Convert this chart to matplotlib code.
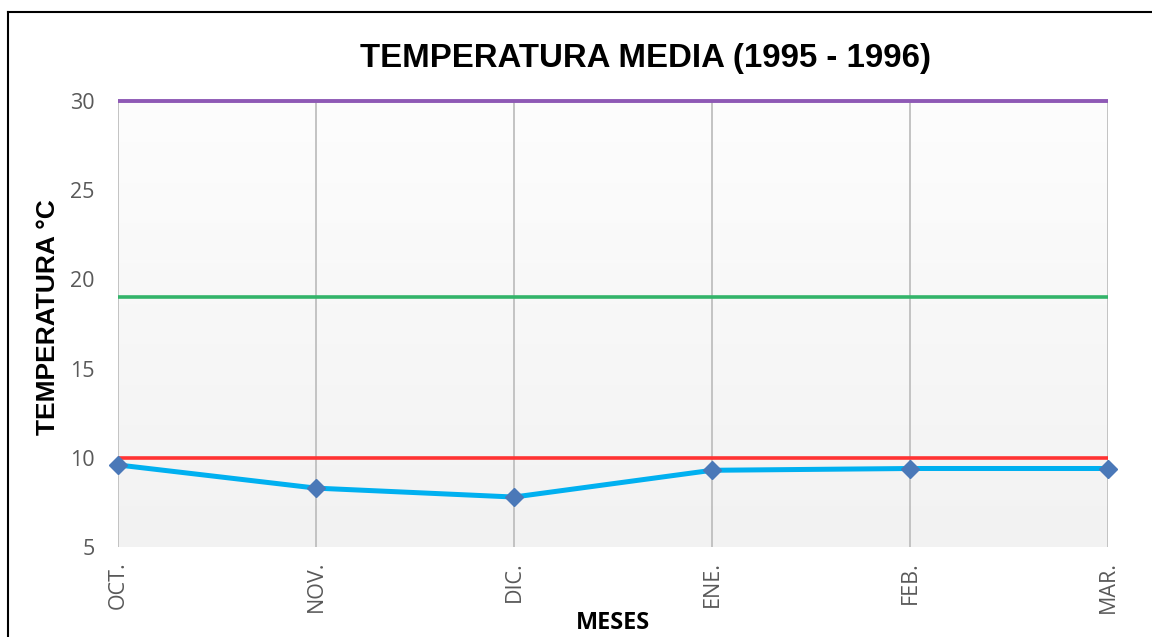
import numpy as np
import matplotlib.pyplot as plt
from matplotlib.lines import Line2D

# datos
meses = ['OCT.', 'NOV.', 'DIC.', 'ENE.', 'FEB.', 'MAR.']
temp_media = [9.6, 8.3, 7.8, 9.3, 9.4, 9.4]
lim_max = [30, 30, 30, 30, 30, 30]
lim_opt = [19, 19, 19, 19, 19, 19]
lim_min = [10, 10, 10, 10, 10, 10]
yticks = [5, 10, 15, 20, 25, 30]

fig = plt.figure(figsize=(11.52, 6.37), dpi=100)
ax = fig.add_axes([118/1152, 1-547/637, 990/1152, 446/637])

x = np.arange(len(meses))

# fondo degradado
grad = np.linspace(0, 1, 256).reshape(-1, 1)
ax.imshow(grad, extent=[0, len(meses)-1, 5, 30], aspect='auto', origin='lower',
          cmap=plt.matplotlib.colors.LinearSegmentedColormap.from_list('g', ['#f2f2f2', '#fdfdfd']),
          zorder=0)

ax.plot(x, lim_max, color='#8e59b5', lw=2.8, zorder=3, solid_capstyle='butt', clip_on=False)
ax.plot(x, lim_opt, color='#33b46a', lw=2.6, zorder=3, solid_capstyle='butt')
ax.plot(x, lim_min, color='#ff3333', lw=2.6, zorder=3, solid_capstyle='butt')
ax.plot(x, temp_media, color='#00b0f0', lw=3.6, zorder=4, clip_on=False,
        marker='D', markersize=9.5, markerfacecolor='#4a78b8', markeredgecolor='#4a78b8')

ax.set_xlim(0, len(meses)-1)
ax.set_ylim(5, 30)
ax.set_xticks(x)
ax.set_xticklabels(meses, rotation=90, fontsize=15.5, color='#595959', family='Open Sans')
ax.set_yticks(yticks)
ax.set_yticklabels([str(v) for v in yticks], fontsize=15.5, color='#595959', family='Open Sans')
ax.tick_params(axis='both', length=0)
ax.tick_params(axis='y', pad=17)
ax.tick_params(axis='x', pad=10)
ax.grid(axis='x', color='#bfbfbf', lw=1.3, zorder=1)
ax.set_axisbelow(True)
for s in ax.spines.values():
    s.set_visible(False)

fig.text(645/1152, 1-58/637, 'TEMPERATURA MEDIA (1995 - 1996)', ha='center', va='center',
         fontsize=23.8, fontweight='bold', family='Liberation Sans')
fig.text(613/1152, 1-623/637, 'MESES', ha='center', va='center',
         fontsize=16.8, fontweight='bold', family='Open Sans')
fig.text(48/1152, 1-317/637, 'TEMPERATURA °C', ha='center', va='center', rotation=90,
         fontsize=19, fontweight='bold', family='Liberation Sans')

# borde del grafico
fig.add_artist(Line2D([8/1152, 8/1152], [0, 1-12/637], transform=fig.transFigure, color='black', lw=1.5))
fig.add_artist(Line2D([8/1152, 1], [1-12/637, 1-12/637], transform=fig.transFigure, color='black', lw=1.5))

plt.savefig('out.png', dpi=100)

**REQUIREMENT:**
Starting at the top of the listing above, please restate word for word each line up to and including the one that holds "x = np.arange(len(meses))", omitting every image.

**WORKED SOLUTION:**
Convert this chart to matplotlib code.
import numpy as np
import matplotlib.pyplot as plt
from matplotlib.lines import Line2D

# datos
meses = ['OCT.', 'NOV.', 'DIC.', 'ENE.', 'FEB.', 'MAR.']
temp_media = [9.6, 8.3, 7.8, 9.3, 9.4, 9.4]
lim_max = [30, 30, 30, 30, 30, 30]
lim_opt = [19, 19, 19, 19, 19, 19]
lim_min = [10, 10, 10, 10, 10, 10]
yticks = [5, 10, 15, 20, 25, 30]

fig = plt.figure(figsize=(11.52, 6.37), dpi=100)
ax = fig.add_axes([118/1152, 1-547/637, 990/1152, 446/637])

x = np.arange(len(meses))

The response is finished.